NATIVE SOLE: Despite publicizing its Kerry Washington cover for April, Marie Claire has decided to give subscribers the native advertising treatment. The magazine has released its first native cover sponsored by Stuart Weitzman to its 877,000 subscribers, who constitute roughly 87 percent of its print magazine readership. (The other 13 percent are buying the magazine at the newsstand and get to see Washington’s face front and center without the ad.)
Although Marie Claire has experimented with native covers before — it ran a denim cover wrap which opened with a paper zipper that revealed an interior Guess ad — it hasn’t yet run a fully sponsored cover. The subject of native advertising running on magazine covers has been a hot topic since WWD learned that the American Society of Magazine Editors was in the process of updating its editorial guidelines to reflect the changing landscape. Current rules suggest that magazines should keep ads off their covers. “Don’t Print Ads on Covers,” ASME writes on its site, explaining that ads printed on “false covers or cover flaps” should be labeled as advertising. (The Marie Claire cover does not, but simply carries a tag line that says “Presented by Stuart Weitzman.”)
“Before we did this cover, we read through the guidelines of ASME, and we felt we were in the clear,” said Marie Claire editor in chief Anne Fulenwider, while flipping through the April issue. Fulenwider’s company, Hearst Magazines, has not been shy about making a native advertising push in both print and digital across its portfolio, which includes Cosmopolitan, Elle and Esquire. “We’re all very collaborative,” the editor said, explaining that while she has not worked on the native ads, her edit team does share its ideas with the business side in order to present a unified brand identity.
Marie Claire vice president, publisher, and chief revenue officer Nancy Berger Cardone stressed that her team developed the subscriber cover and there should be a strict separation between advertising and editorial, another topic that has been under discussion as publishers develop their native content divisions. “I can’t imagine it not being that way,” Cardone said, of the strict separation. “I would not go to Anne and say, ‘could your team do an ad for me?’ I don’t think she’d ask me to write an article for her. She’s good at that. I’m good at what I do. We have the things that we’re good at. The thing about native that is important for us is that it’s clear to our end user that this is an ad.”
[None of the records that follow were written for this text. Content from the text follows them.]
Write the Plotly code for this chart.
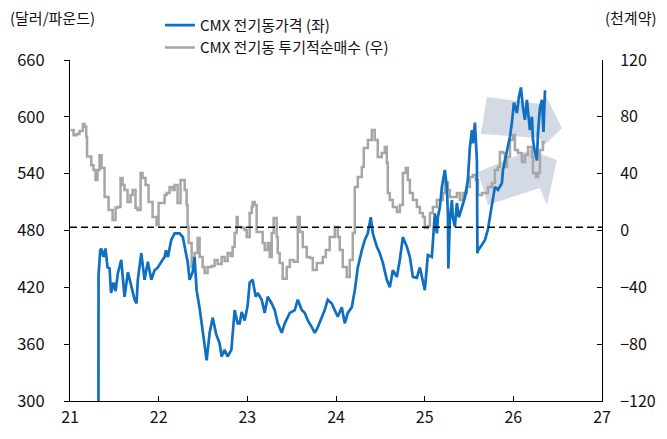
import plotly.graph_objects as go

# CMX copper price (USD/lb), left axis; x in decimal years (21 = 2021)
blue_x = [21.318, 21.322, 21.341, 21.352, 21.378, 21.40, 21.423, 21.446, 21.463, 21.491, 21.514, 21.54, 21.578, 21.604, 21.615, 21.653, 21.691, 21.728, 21.75, 21.765, 21.804, 21.841, 21.878, 21.917, 21.954, 21.991, 22.03, 22.067, 22.082, 22.104, 22.142, 22.18, 22.236, 22.273, 22.312, 22.327, 22.349, 22.383, 22.405, 22.428, 22.462, 22.485, 22.519, 22.541, 22.575, 22.609, 22.65, 22.687, 22.71, 22.744, 22.778, 22.82, 22.857, 22.891, 22.914, 22.936, 22.97, 23.004, 23.026, 23.06, 23.094, 23.117, 23.162, 23.196, 23.23, 23.275, 23.309, 23.343, 23.388, 23.422, 23.479, 23.535, 23.569, 23.614, 23.648, 23.682, 23.727, 23.761, 23.795, 23.839, 23.873, 23.907, 23.952, 23.986, 24.02, 24.065, 24.099, 24.133, 24.178, 24.212, 24.246, 24.291, 24.325, 24.359, 24.392, 24.415, 24.46, 24.494, 24.528, 24.573, 24.607, 24.641, 24.686, 24.72, 24.754, 24.799, 24.833, 24.867, 24.912, 24.946, 24.98, 25.002, 25.036, 25.081, 25.115, 25.138, 25.149, 25.172, 25.194, 25.228, 25.25, 25.262, 25.267, 25.284, 25.307, 25.318, 25.341, 25.363, 25.386, 25.42, 25.454, 25.487, 25.51, 25.533, 25.544, 25.567, 25.589, 25.595, 25.601, 25.646, 25.68, 25.713, 25.748, 25.77, 25.792, 25.826, 25.871, 25.883, 25.905, 25.928, 25.962, 25.984, 26.007, 26.041, 26.063, 26.086, 26.108, 26.131, 26.153, 26.17, 26.187, 26.21, 26.221, 26.244, 26.266, 26.278, 26.30, 26.323, 26.334, 26.34, 26.357]
blue_y = [0, 433, 459, 461, 452, 461, 441, 440, 414, 425, 416, 435, 449, 426, 410, 436, 422, 407, 403, 428, 456, 428, 447, 428, 438, 441, 447, 452, 459, 452, 470, 477, 477, 473, 454, 447, 428, 436, 452, 417, 398, 383, 361, 343, 372, 388, 370, 361, 347, 354, 347, 354, 396, 382, 382, 394, 385, 401, 425, 428, 410, 414, 407, 393, 410, 403, 396, 382, 372, 382, 393, 396, 407, 396, 393, 385, 378, 372, 378, 389, 396, 407, 403, 396, 389, 399, 382, 393, 399, 417, 441, 459, 470, 477, 494, 477, 463, 456, 446, 428, 420, 438, 431, 449, 473, 463, 452, 431, 430, 441, 428, 417, 454, 452, 498, 477, 494, 505, 526, 544, 526, 498, 440, 491, 512, 494, 484, 509, 494, 505, 515, 533, 568, 586, 572, 594, 554, 456, 459, 465, 470, 481, 500, 512, 526, 523, 530, 544, 554, 565, 579, 594, 615, 604, 621, 631, 610, 597, 618, 602, 586, 600, 576, 562, 554, 583, 610, 618, 597, 584, 628]

# CMX copper speculative net long (thousand contracts), right axis
gray_x = [21.006, 21.04, 21.073, 21.107, 21.145, 21.164, 21.183, 21.192, 21.24, 21.265, 21.288, 21.31, 21.333, 21.356, 21.39, 21.435, 21.48, 21.514, 21.536, 21.57, 21.593, 21.615, 21.649, 21.683, 21.706, 21.739, 21.762, 21.796, 21.818, 21.852, 21.886, 21.931, 21.976, 21.999, 22.044, 22.067, 22.089, 22.123, 22.157, 22.18, 22.213, 22.247, 22.27, 22.293, 22.315, 22.326, 22.338, 22.372, 22.405, 22.439, 22.462, 22.496, 22.518, 22.552, 22.597, 22.631, 22.665, 22.71, 22.744, 22.778, 22.812, 22.834, 22.857, 22.88, 22.891, 22.936, 22.97, 22.993, 23.026, 23.049, 23.06, 23.083, 23.105, 23.139, 23.173, 23.196, 23.23, 23.252, 23.275, 23.297, 23.331, 23.343, 23.365, 23.399, 23.444, 23.479, 23.524, 23.569, 23.591, 23.625, 23.67, 23.704, 23.738, 23.783, 23.817, 23.851, 23.885, 23.929, 23.986, 24.02, 24.042, 24.076, 24.121, 24.155, 24.189, 24.212, 24.246, 24.291, 24.313, 24.359, 24.404, 24.437, 24.471, 24.516, 24.55, 24.573, 24.584, 24.607, 24.641, 24.686, 24.72, 24.754, 24.787, 24.81, 24.833, 24.867, 24.912, 24.946, 24.98, 25.002, 25.036, 25.059, 25.092, 25.138, 25.172, 25.205, 25.228, 25.262, 25.284, 25.318, 25.363, 25.397, 25.431, 25.476, 25.51, 25.544, 25.578, 25.601, 25.646, 25.68, 25.713, 25.759, 25.792, 25.826, 25.849, 25.883, 25.905, 25.928, 25.962, 25.996, 26.018, 26.052, 26.097, 26.131, 26.165, 26.21, 26.221, 26.255, 26.278, 26.30, 26.334, 26.357]
gray_y = [70.7, 67, 68, 70, 75, 73, 66, 52, 46, 42.6, 35.5, 42.6, 53, 44, 23.6, 14.4, 7.4, 16, 16.5, 37, 32, 28.5, 20, 25, 28.5, 16, 14.4, 40.5, 37, 32, 20, 9.5, 3.9, 19.4, 19.4, 25, 26.4, 30.6, 28.5, 32, 19.4, 35.5, 35.5, 28.5, 18, 2.5, -8.8, -25.7, -15.8, -5.3, -18.6, -25.7, -29.9, -25.7, -25, -20.7, -23.5, -18.6, -21.4, -15.8, -18, -11.6, -1.8, 9.5, 2.5, 1.8, 0.4, -4.6, 12.3, 16.5, 20, 18, -1, -1, -8.8, -13.7, -8.8, -18.6, -1.8, 8.8, -4.6, -15.8, -22.9, -34, -25.7, -20.7, -22, 9.5, -1, -11.6, -18.6, -19.3, -27.8, -22.9, -22.9, -18.6, -13.7, -4.6, 2.5, -4.6, -13.7, -25.7, -32.7, -20.7, -1.8, 30.6, 37.7, 44.7, 58, 63.7, 70.7, 63.7, 51.7, 54.5, 58.8, 47.5, 26.4, 21.5, 16.5, 13, 18, 40.5, 44, 35.5, 26.4, 21.5, 16.5, 12.3, 9.5, 1.8, 3.2, 12.3, 16.5, 21.5, 21.5, 26.4, 34, 28.5, 23.6, 23.6, 26.4, 21.5, 26.4, 30.6, 37.7, 39, 35.5, 25, 26.4, 26.4, 30.6, 33.4, 42.6, 44.7, 55.3, 54.5, 44.7, 51.7, 63.7, 67.2, 56.7, 54.5, 48.2, 53.1, 58.8, 51.7, 40.5, 37.7, 40.5, 56.7, 62.3, 62.3]

year_ticks = [21, 22, 23, 24, 25, 26, 27]
year_labels = ["21", "22", "23", "24", "25", "26", "27"]
dash_level = 483.5

assert len(blue_x) == len(blue_y), (len(blue_x), len(blue_y))
assert len(gray_x) == len(gray_y), (len(gray_x), len(gray_y))

FONT = "Noto Sans CJK KR"
BLUE = "#0f6fc0"
GRAY = "#a6a6a6"

fig = go.Figure()

# gray on primary y (right side), blue on overlay y2 (left side) so blue draws on top
fig.add_trace(go.Scatter(
    x=gray_x, y=gray_y, mode="lines", name="CMX 전기동 투기적순매수 (우)",
    line=dict(color=GRAY, width=2.5, shape="hv"), yaxis="y", legendrank=2,
))
fig.add_trace(go.Scatter(
    x=blue_x, y=blue_y, mode="lines", name="CMX 전기동가격 (좌)",
    line=dict(color=BLUE, width=2.7), yaxis="y2", legendrank=1,
))

# decorative arrows
arrow_fill = "rgba(200,209,222,0.8)"
fig.add_shape(type="path", xref="x", yref="y2", layer="below", line_width=0, fillcolor=arrow_fill,
              path="M25.702,621 L26.312,613.5 L26.368,622 L26.549,588 L26.323,568 L26.30,577.7 L25.634,582 Z")
fig.add_shape(type="path", xref="x", yref="y2", layer="below", line_width=0, fillcolor=arrow_fill,
              path="M25.60,541.8 L26.187,565 L26.492,554.4 L26.38,507 L26.30,524.9 L25.713,507 Z")

fig.add_shape(type="line", xref="x", yref="y2", x0=21, x1=27, y0=dash_level, y1=dash_level,
              line=dict(color="black", width=1.5, dash="7px,4px"))

fig.add_annotation(text="(달러/파운드)", xref="paper", yref="paper", x=-0.117, y=1.126,
                   xanchor="left", yanchor="middle", showarrow=False, font=dict(size=15))
fig.add_annotation(text="(천계약)", xref="paper", yref="paper", x=1.107, y=1.126,
                   xanchor="right", yanchor="middle", showarrow=False, font=dict(size=15))

# page body keeps an 8px margin, so the figure is sized to fit inside it
fig.update_layout(
    width=651, height=423,
    margin=dict(l=62, r=57, t=52, b=30, autoexpand=False),
    paper_bgcolor="white", plot_bgcolor="white",
    font=dict(family=FONT, size=15, color="#111"),
    showlegend=True,
    legend=dict(x=0.169, y=1.15, xanchor="left", yanchor="top", bgcolor="rgba(0,0,0,0)",
                font=dict(size=15), tracegroupgap=0),
    xaxis=dict(range=[21, 27], tickvals=year_ticks, ticktext=year_labels, showgrid=False,
               zeroline=False, showline=True, linecolor="black", linewidth=1,
               ticks="inside", ticklen=5, tickcolor="black", ticklabelstandoff=2,
               tickfont=dict(size=16)),
    yaxis=dict(range=[-120, 120], dtick=40, side="right", showgrid=False, zeroline=False,
               showline=True, linecolor="black", linewidth=1, ticks="inside", ticklen=5,
               tickcolor="black", ticklabelstandoff=14, tickfont=dict(size=16)),
    yaxis2=dict(range=[300, 660], dtick=60, side="left", overlaying="y", showgrid=False,
                zeroline=False, showline=True, linecolor="black", linewidth=1, ticks="outside",
                ticklen=5, tickcolor="black", ticklabelstandoff=16, tickfont=dict(size=16.5)),
)

fig.write_html("out.html")
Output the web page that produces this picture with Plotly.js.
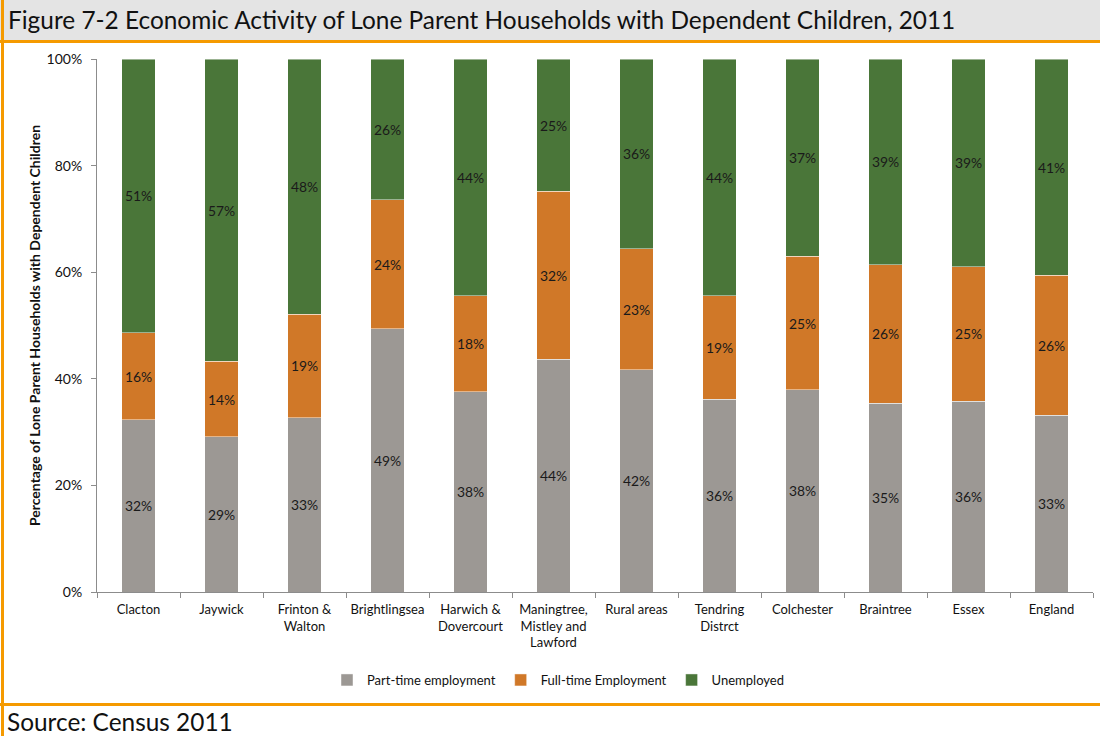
<!DOCTYPE html>
<html>
<head>
<meta charset="utf-8">
<script src="https://cdn.plot.ly/plotly-3.0.1.min.js"></script>
<style>
  html, body { margin: 0; padding: 0; background: #ffffff; }
  #chart { width: 1100px; height: 736px; }
</style>
</head>
<body>
<div id="chart"></div>
<script>
const categories = [
  "Clacton", "Jaywick", "Frinton &<br>Walton", "Brightlingsea",
  "Harwich &<br>Dovercourt", "Maningtree,<br>Mistley and<br>Lawford",
  "Rural areas", "Tendring<br>Distrct", "Colchester", "Braintree",
  "Essex", "England"
];
const partTime   = [32.3, 29.1, 32.7, 49.4, 37.6, 43.7, 41.7, 36.2, 37.9, 35.4, 35.8, 33.2];
const fullTime   = [16.3, 14.2, 19.4, 24.2, 18.0, 31.5, 22.7, 19.4, 25.1, 26.0, 25.2, 26.2];
const unemployed = [51.4, 56.7, 47.9, 26.4, 44.4, 24.8, 35.6, 44.4, 37.0, 38.6, 39.0, 40.6];
const seriesNames = ["Part-time employment", "Full-time Employment", "Unemployed"];
const seriesColors = ["#9c9894", "#d07828", "#4a7639"];
const yTickVals = [0, 20, 40, 60, 80, 100];

const FONT = "Lato, 'Open Sans', sans-serif";

function barTrace(name, values, color) {
  return {
    type: "bar",
    name: name,
    x: categories,
    y: values,
    marker: { color: color, line: { color: "rgba(255,255,255,0.45)", width: 1 } },
    texttemplate: "%{y:.0f}%",
    textposition: "inside",
    insidetextanchor: "middle",
    textangle: 0,
    insidetextfont: { family: FONT, size: 14, color: "#1a1a1a" },
    hoverinfo: "x+y+name"
  };
}

const data = [
  barTrace(seriesNames[0], partTime, seriesColors[0]),
  barTrace(seriesNames[1], fullTime, seriesColors[1]),
  barTrace(seriesNames[2], unemployed, seriesColors[2])
];

// plot area: x 97..1093, y 59..592 (px)
const L = 97, R = 1093, T = 59, B = 592;
const W = R - L, H = B - T;
const px = x => (x - L) / W;
const py = y => (B - y) / H;

const layout = {
  width: 1100,
  height: 736,
  margin: { l: L, r: 1100 - R, t: T, b: 736 - B },
  paper_bgcolor: "#ffffff",
  plot_bgcolor: "#ffffff",
  font: { family: FONT, size: 13, color: "#222222" },
  barmode: "stack",
  bargap: 0.6,
  showlegend: true,
  title: {
    text: "Figure 7-2 Economic Activity of Lone Parent Households with Dependent Children, 2011",
    font: { family: FONT, size: 24.4, color: "#111111" },
    xref: "container", yref: "container",
    x: 8 / 1100, xanchor: "left",
    y: 1 - 20 / 736, yanchor: "middle"
  },
  xaxis: {
    type: "category",
    showline: true, linecolor: "#8c8c8c", linewidth: 1,
    ticks: "outside", tickson: "boundaries", ticklen: 5, tickcolor: "#8c8c8c",
    ticklabelstandoff: 5,
    tickangle: 0,
    tickfont: { family: FONT, size: 13, color: "#111111" },
    showgrid: false, zeroline: false, fixedrange: true
  },
  yaxis: {
    range: [0, 100],
    tickvals: yTickVals,
    ticktext: yTickVals.map(v => v + "%"),
    showline: true, linecolor: "#8c8c8c", linewidth: 1,
    ticks: "outside", ticklen: 5, tickcolor: "#8c8c8c",
    ticklabelstandoff: 6,
    tickfont: { family: FONT, size: 14, color: "#111111" },
    showgrid: false, zeroline: false, fixedrange: true,
    title: {
      text: "<b>Percentage of Lone Parent Households with Dependent Children</b>",
      font: { family: FONT, size: 14, color: "#111111" },
      standoff: 2
    }
  },
  legend: {
    orientation: "h",
    x: px(558), xanchor: "center",
    y: py(680), yanchor: "middle",
    font: { family: FONT, size: 13, color: "#111111" },
    itemwidth: 30,
    traceorder: "normal",
    bgcolor: "rgba(0,0,0,0)"
  },
  shapes: [
    { type: "rect", xref: "paper", yref: "paper", x0: px(0), x1: px(1100), y0: py(0), y1: py(40),
      fillcolor: "#e4e4e4", line: { width: 0 }, layer: "below" },
    { type: "rect", xref: "paper", yref: "paper", x0: px(0), x1: px(1100), y0: py(40), y1: py(43),
      fillcolor: "#f59a00", line: { width: 0 } },
    { type: "rect", xref: "paper", yref: "paper", x0: px(0), x1: px(1100), y0: py(703), y1: py(706),
      fillcolor: "#f59a00", line: { width: 0 } },
    { type: "rect", xref: "paper", yref: "paper", x0: px(1), x1: px(4), y0: py(0), y1: py(736),
      fillcolor: "#f59a00", line: { width: 0 } }
  ],
  annotations: [
    { text: "Source: Census 2011", xref: "paper", yref: "paper",
      x: px(5), xanchor: "left", y: py(721), yanchor: "middle",
      showarrow: false, font: { family: FONT, size: 24.4, color: "#111111" } }
  ]
};

Plotly.newPlot("chart", data, layout, { displayModeBar: false, staticPlot: true });
</script>
</body>
</html>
For Marie Claire, the April issue begins a monthlong “Shoes First” program, which launched in 2013. It includes a Twitter chat with creative director Nina Garcia and Michael Kors on Thursday and a shopping event at Lord & Taylor hosted by Garcia on April 9. Marie Claire has also created a shoe-centric guide with Simon Malls and a campaign with Nordstrom that features a calendar of the most-sought after styles that come with the chance to enter to win a $250 gift card from the retailer.
The magazine will roll out its campaign in 11 of its international editions — not with a native cover — but through its social campaign #shoesfirst, and via retail advertising partners in local markets, among others.
Returning to the U.S. issue, for Weitzman, the opportunity to have a cover was a first — and a no-brainer. According to chief marketing officer Susan Duffy, a native cover is a “hot topic” among brands, as it can get the brand’s message in front of readers in a way that in-book ads can’t necessarily achieve.
“For us, we are constantly looking at ways we can translate our brand into powerful marketing messaging,” said Duffy, who addressed her company’s 360-degree approach to advertising. “I know this word is overused, but it’s all about omnichannel. We want to be where our consumer is — she is still reading magazines, but she’s also shopping online.”
Duffy declined to comment on her brand’s ad spend in the April issue of Marie Claire, and admitted that quantifying the return on investment for such advertising is “difficult to nail down.”